O mais recente filme de Almodóvar trata de pessoas que passam por ganhos afetivos sempre associados a perdas, especialmente no que diz respeito à personagem-título, Julieta. Construído quase todo o tempo como um grande flashback, já no início, ainda na atualidade, um reencontro casual com uma amiga de juventude de sua filha, que se chama Antía, vai reacender a esperança de Julieta retomar o contato há muito perdido - mas para que isso tenha chance de acontecer ela renuncia à mudança de Madri para Portugal como havia programado com seu companheiro, ‘Lorenzo’ - mesmo sem ter nenhuma certeza de que Antía vá procurá-la em seu antigo endereço
Julieta, diferentemente de seu pai - que vê a esposa afundando numa demência enquanto já tenta uma nova relação, privilegiando o ganho em lugar das perdas -, parece não deixar de absorver as perdas. E até mesmo agrega sentimentos de culpa sem motivos mais racionais.
Pela segunda vez em sua carreira, Almodóvar tenta sair de um impasse anterior recorrendo ao melodrama: foi assim depois de Kika (1993), filme em que o excesso de desvarios no enredo desandou no resultado final, levando-o a buscar uma saída no terreno do melodrama através de A Flor do meu segredo - que antecipou a obra-prima, Carne Trêmula.
Mas enquanto seus melodramas geralmente continham uma pegada de humor com toques de nonsense em sua desfaçatez sem medo do kitsch, neste Julieta ele parece excessivamente cauteloso após os resultados insatisfatórios de A Pele que habito (com exageros semelhantes aos de Kika na busca do insólito) e especialmente de Os Amantes Passageiros - quando tentou retomar as comédias descabeladas do inicio de sua carreira, porém não tendo atingido mais do que o clima de chanchada frustrada.

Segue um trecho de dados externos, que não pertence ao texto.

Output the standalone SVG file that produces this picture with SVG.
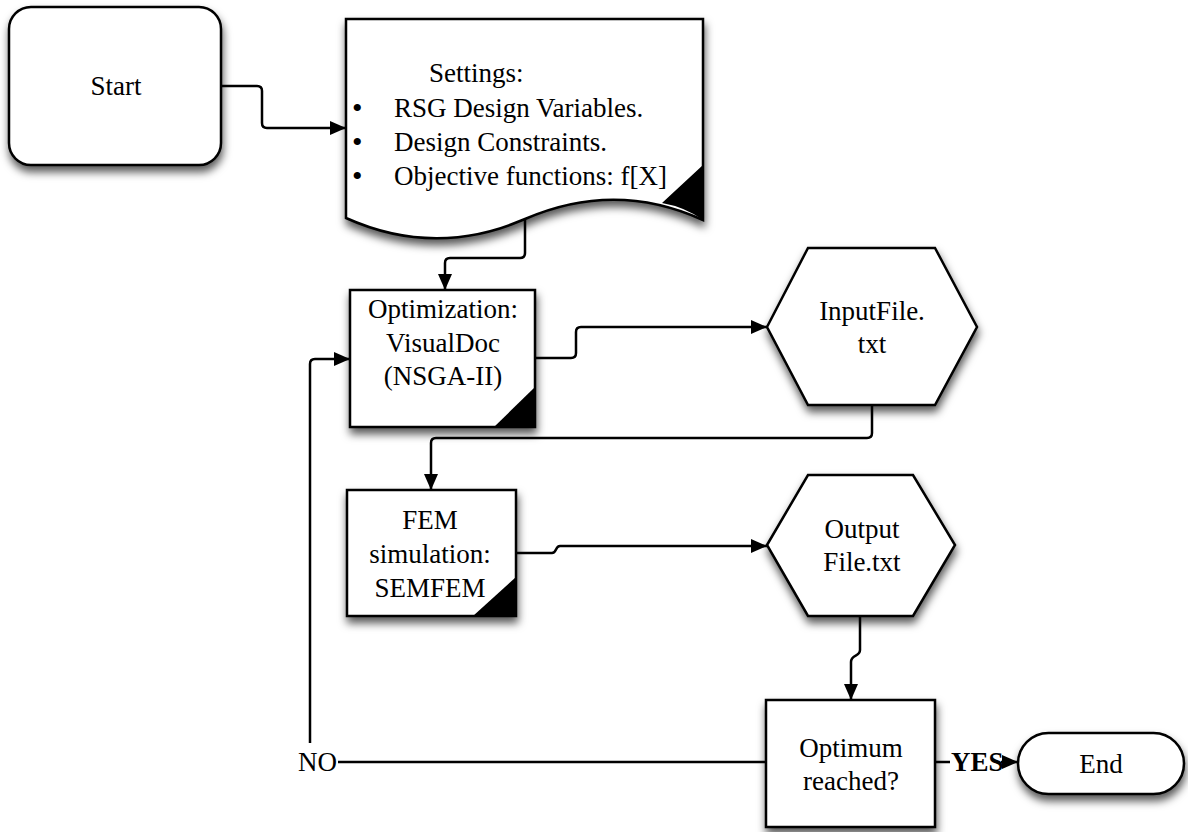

O intervalo superior a três anos entre o filme anterior e este parece ter ajudado para que o diretor conseguisse realizar um filme bem mais satisfatório, mas ainda assim distante do melhor Almodóvar, ao qual faz falta o humor e a irreverência, aqui completamente ausentes.
A competência artesanal, a boa trilha musical (onipresente), as locações variadas e os bons desempenhos – com destaque para Adriana Ugarte que faz a Julieta quando jovem (sem demérito para Emma Suárez que faz a personagem na meia idade) colaboram para que o resultado final seja OK, mas não muito mais do que isso.
Baseando-se em três contos da escritora canadense premiada com o Nobel, Alice Munro, o roteiro do cineasta prossegue sem sobressaltos, prometendo mais do que consegue cumprir - especialmente se o espectador se ligar em referências hitchcockianas de encontros em trens, criadas que lembram a de “Rebecca”, homens que seguem mulheres com um passado misterioso e forcluído etc.
Na verdade, mesmo adaptando para sua Espanha natal os contos (“Ocasião”, “Daqui a pouco” e “Silêncio” do livro “A Fugitiva”) que originalmente transcorrem no Canadá, Almodóvar foi mais fiel a Munro do que a si próprio.